The Lingering Effects Of Identity Theft
from the no-fun-for-anyone dept
Last year, we had a story about how many of the reports these data collections houses have on people have incorrect information -- often damaging reputations. However, Choicepoint and others also make it nearly impossible to make any kind of correction to that data -- which seems odd, as their entire business is based on that data. Having it be accurate would seem like a top priority. To highlight this, here's the story of one man who has spent nearly fifteen years fighting with many of these companies to clear his record. Someone had stolen his identity and used his name when arrested. While the police later figured out the true identity, they accidentally swapped the real name and the alias on the police report. Therefore, the identity theft victim is listed as a criminal, and that data gets spread far and wide. It's caused all sorts of problems in his life. Obviously, this is a single anecdotal case -- and an extreme one. However, it does highlight one of the very serious problems with these data companies, and the fact that their incorrect data gets spread to so many other companies so quickly, with absolutely no recourse. Of course, the whole situation is fairly circular. Since Choicepoint, for example, leaked their data to hackers, maybe this guy is now "protected" since no identity theft is going to steal his new, falsely criminal identity (though, we have seen at least one case where the identity someone stole was worse than his own real identity).

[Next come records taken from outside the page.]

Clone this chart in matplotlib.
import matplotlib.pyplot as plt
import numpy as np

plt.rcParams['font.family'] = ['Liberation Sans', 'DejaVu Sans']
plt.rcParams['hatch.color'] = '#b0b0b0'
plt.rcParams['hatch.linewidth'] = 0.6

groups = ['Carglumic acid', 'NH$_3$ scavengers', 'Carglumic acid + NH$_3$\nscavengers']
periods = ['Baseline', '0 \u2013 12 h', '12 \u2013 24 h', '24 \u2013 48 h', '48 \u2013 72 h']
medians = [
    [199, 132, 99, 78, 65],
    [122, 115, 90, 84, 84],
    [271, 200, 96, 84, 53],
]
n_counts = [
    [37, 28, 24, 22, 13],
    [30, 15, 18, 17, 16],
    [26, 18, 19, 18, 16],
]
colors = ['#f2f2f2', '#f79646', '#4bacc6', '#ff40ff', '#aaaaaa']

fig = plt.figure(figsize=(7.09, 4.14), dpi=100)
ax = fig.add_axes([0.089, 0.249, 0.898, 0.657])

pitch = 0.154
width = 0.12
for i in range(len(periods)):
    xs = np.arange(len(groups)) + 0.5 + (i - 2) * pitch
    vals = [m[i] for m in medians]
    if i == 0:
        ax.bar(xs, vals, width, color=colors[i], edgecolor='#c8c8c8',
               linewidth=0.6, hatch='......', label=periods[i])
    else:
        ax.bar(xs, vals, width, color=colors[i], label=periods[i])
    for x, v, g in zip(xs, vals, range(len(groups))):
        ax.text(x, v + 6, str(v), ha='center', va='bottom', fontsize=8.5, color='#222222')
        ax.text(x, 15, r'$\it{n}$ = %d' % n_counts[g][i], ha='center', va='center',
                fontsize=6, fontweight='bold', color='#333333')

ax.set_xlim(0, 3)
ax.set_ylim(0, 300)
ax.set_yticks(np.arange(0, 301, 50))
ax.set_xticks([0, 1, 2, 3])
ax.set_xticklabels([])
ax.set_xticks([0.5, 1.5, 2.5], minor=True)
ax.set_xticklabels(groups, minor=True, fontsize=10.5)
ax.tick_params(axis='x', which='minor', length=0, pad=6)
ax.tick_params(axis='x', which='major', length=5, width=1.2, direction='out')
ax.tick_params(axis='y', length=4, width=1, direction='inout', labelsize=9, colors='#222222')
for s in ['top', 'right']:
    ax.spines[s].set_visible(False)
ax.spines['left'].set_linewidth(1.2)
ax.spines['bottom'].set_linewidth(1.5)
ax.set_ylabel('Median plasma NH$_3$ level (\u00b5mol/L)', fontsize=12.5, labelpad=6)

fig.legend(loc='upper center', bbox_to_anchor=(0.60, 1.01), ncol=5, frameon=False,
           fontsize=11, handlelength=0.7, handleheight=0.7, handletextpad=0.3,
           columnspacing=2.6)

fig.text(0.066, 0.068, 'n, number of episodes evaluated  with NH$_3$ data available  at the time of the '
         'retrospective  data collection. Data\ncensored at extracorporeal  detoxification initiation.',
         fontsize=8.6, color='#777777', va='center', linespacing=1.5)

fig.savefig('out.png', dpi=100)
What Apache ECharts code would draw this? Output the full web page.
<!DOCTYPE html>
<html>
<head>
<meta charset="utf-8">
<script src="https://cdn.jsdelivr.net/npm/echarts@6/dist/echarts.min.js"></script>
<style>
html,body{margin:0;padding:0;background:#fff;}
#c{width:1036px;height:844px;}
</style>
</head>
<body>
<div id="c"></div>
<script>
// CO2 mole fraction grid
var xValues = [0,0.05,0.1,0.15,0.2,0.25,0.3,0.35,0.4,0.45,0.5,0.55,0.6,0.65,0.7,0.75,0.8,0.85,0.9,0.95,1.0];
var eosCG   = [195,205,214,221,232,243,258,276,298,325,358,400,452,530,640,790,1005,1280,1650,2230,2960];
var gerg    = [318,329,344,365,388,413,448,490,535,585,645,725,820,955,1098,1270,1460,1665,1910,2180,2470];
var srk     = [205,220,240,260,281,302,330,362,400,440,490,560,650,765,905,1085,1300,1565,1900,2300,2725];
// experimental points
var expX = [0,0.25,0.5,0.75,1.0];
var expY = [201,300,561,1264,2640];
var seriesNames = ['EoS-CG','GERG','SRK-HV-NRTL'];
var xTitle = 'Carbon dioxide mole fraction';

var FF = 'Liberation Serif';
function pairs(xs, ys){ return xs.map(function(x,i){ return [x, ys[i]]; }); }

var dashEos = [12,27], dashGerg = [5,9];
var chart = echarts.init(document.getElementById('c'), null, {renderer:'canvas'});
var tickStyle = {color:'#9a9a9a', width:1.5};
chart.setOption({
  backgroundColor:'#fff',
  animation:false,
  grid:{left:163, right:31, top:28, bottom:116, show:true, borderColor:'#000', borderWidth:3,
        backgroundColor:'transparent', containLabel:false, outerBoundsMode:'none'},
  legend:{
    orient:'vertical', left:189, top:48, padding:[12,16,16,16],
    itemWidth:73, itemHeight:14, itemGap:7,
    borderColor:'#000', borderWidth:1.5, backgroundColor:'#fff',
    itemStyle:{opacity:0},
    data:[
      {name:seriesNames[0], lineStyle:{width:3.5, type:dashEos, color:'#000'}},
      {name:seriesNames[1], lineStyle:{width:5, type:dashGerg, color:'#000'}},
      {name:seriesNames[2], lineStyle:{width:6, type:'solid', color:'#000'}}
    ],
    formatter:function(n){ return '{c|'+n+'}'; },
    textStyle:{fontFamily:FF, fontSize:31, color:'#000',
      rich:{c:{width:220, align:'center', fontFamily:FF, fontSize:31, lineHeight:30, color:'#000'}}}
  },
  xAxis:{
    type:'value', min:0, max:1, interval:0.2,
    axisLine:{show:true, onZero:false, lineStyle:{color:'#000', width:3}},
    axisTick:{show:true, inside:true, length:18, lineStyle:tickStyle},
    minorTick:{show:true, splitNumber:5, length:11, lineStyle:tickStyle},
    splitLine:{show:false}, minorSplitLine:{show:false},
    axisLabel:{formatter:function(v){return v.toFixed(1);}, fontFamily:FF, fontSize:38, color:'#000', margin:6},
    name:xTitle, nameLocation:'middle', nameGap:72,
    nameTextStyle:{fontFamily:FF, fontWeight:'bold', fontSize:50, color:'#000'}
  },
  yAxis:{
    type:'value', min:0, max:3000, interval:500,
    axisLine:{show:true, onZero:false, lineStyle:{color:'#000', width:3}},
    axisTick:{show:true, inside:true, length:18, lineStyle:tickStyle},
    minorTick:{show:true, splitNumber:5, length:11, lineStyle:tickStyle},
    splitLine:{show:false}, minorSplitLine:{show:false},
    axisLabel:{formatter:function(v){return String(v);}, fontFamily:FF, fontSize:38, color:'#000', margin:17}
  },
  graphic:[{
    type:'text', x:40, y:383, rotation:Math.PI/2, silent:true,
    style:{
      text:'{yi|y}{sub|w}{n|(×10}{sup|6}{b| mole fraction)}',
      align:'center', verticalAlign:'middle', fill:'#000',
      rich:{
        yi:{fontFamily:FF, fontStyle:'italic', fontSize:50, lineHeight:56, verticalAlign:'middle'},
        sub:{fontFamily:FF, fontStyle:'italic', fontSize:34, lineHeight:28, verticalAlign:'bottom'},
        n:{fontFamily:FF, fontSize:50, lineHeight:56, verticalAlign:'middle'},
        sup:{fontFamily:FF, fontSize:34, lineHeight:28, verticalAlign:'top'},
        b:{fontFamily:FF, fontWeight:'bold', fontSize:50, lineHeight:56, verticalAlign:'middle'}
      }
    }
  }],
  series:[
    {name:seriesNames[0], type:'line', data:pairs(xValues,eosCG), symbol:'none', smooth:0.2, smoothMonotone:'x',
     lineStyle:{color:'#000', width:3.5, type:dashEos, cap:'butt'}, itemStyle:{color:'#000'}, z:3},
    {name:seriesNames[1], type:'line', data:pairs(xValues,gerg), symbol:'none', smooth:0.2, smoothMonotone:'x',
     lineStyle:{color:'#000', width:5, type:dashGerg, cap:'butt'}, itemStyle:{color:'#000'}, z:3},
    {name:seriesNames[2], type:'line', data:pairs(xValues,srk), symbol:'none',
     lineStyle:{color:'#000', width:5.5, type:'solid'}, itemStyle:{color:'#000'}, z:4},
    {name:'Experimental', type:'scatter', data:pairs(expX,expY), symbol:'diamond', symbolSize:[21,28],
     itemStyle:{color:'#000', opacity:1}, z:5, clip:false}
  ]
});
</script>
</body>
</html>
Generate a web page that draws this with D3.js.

Still, this story highlights just how weak some of the responses have been to these data leaks. Last month we showed Marriott's response to losing all sorts of critical info (including social security number, bank account and credit card info) was simply to pay for one year of credit monitoring. It seems that's becoming the standard. Another luxury resort has just admitted that they, too, have lost a ton of critical data on customers -- and are offering the same one year monitoring package. Is that really enough when the real victims seem to have trouble that lasts for many years?